To get details about an artifact (from artifacts.yaml
) use gto describe
:
$ gto describe churn
{ "type": "model", "path": "models/churn.pkl", "virtual": false }
The output is in JSON format for ease of parsing programatically.
Configuration
To configure GTO, use file .gto
in the root of your repo or use environment
variables (note the GTO_
prefix):
# .gto config file
types: [model, dataset] # list of allowed Types
stages: [dev, stage, prod] # list of allowed Stages
When allowed Stages or Types are specified, GTO will check commands you run and
error out if you provided a value that doesn't exist in the config.
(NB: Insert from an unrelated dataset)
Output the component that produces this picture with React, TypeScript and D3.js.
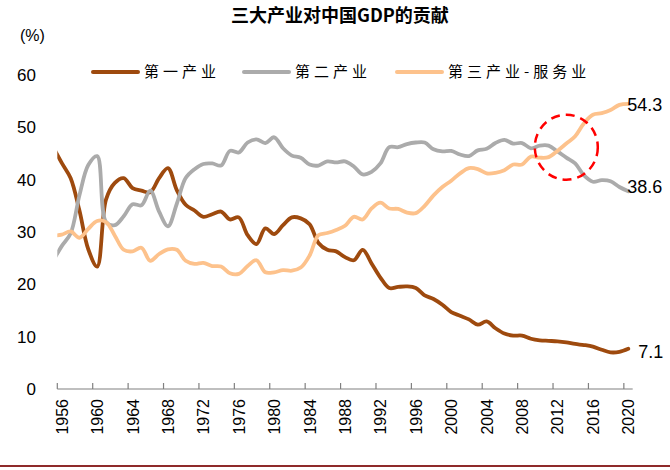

Note, that
GTO applies the config from the workspace, so if want to apply the config from
main
branch, you need to check out it first with git checkout main
.
$ GTO_EMOJIS=false gto show
Setup GTO development environment
1. Clone this repository
$ git clone git@github.com:iterative/gto.git
$ cd gto
2. Create virtual environment named venv
$ python3 -m venv venv
$ source venv/bin/activate
Install python libraries
$ pip install --upgrade pip setuptools wheel ".[tests]"
3. Run
$ pytest --basetemp=pytest-basetemp
This will create pytest-basetemp/
directory with some fixtures that can serve
as examples.
Notably, check out this dir:
$ cd pytest-basetemp/test_api0/
$ gto show -v
The code that generates this folder could be found in this fixture.